Evaluate the KNN regression using the featrue filter ff
"""
@minimize("KNN Regression MSE")
@param.multi(param.bool, map(str,range(n_features)))
def f(**kwargs):
    """
    :param ff: feature filter
    """
    clf = KNN(n_neighbors=5, ff=kwargs.values())
    clf.fit(X_train, y_train)
    return clf.score(X_test, y_test)

def main():
    from metaopt.optimizer.saes import SAESOptimizer
    from metaopt.plugin.visualization.best_fitness import VisualizeBestFitnessPlugin

    timeout = 10
    optimizer = SAESOptimizer(mu=5, lamb=5)

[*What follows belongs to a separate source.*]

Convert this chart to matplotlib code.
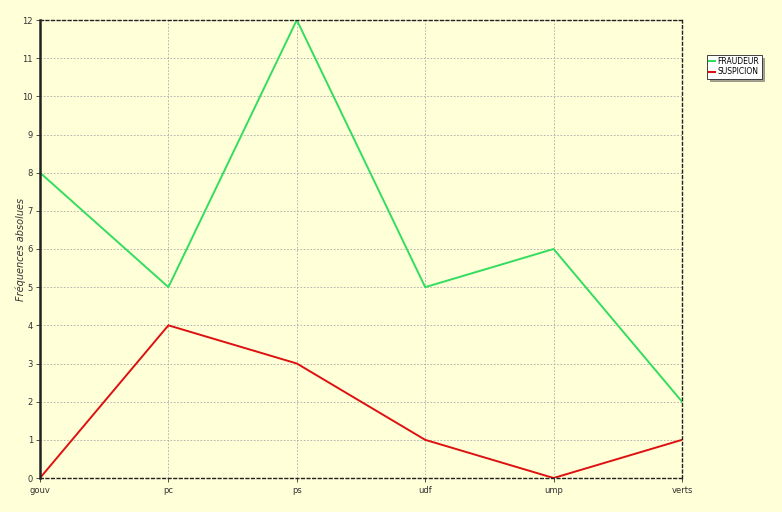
import matplotlib
matplotlib.use("Agg")
import matplotlib.pyplot as plt
from matplotlib.lines import Line2D

categories = ["gouv", "pc", "ps", "udf", "ump", "verts"]
fraudeur = [8, 5, 12, 5, 6, 2]
suspicion = [0, 4, 3, 1, 0, 1]
yticks = list(range(0, 13))

bg = "#ffffd8"
green = "#33dd60"
red = "#dd1111"

fig = plt.figure(figsize=(7.82, 5.12), dpi=100, facecolor=bg)
ax = fig.add_axes([40 / 782, 1 - 478 / 512, 642 / 782, 458 / 512])
ax.set_facecolor(bg)

x = range(len(categories))
ax.plot(x, fraudeur, color=green, lw=1.4, label="FRAUDEUR")
ax.plot(x, suspicion, color=red, lw=1.4, label="SUSPICION")

ax.set_xlim(0, len(categories) - 1)
ax.set_ylim(0, 12)
ax.set_xticks(list(x))
ax.set_xticklabels(categories, fontsize=6, color="#333333")
ax.set_yticks(yticks)
ax.set_yticklabels([str(v) for v in yticks], fontsize=6, color="#333333")
ax.tick_params(axis="both", length=3, width=0.6, pad=2, colors="#333333")
ax.tick_params(axis="x", pad=3)

ax.grid(True, color="#aaaaaa", linestyle=(0, (2, 2)), linewidth=0.6)

ax.spines["left"].set_linewidth(1.8)
ax.spines["left"].set_color("#222222")
for side in ("top", "right", "bottom"):
    ax.spines[side].set_linestyle((0, (2, 2)))
    ax.spines[side].set_linewidth(1.0)
    ax.spines[side].set_color("#222222")

ax.set_ylabel("Fréquences absolues", fontsize=7, style="italic", color="#333333")
ax.yaxis.set_label_coords(-14 / 642, 0.5)

handles = [Line2D([0], [0], color=green, lw=1.5), Line2D([0], [0], color=red, lw=1.5)]
leg = fig.legend(handles, ["FRAUDEUR", "SUSPICION"], loc="upper left",
                 bbox_to_anchor=(703 / 782, 1 - 51 / 512), fontsize=5.5,
                 handlelength=0.8, handletextpad=0.3, borderpad=0.3,
                 labelspacing=0.15, fancybox=False, framealpha=1,
                 edgecolor="#222222", facecolor="white", shadow=True)
leg.get_frame().set_linewidth(0.6)

fig.savefig("out.png", dpi=100, facecolor=bg)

    visualize_best_fitness_plugin = VisualizeBestFitnessPlugin()

    plugins = [
        visualize_best_fitness_plugin
    ]
    optimum = optimize(f=f, timeout=timeout, optimizer=optimizer,
                       plugins=plugins)

    print("The optimal parameters are %s." % str(optimum))

    visualize_best_fitness_plugin.show_fitness_invocations_plot()
    visualize_best_fitness_plugin.show_fitness_time_plot()



if __name__ == '__main__':
    main()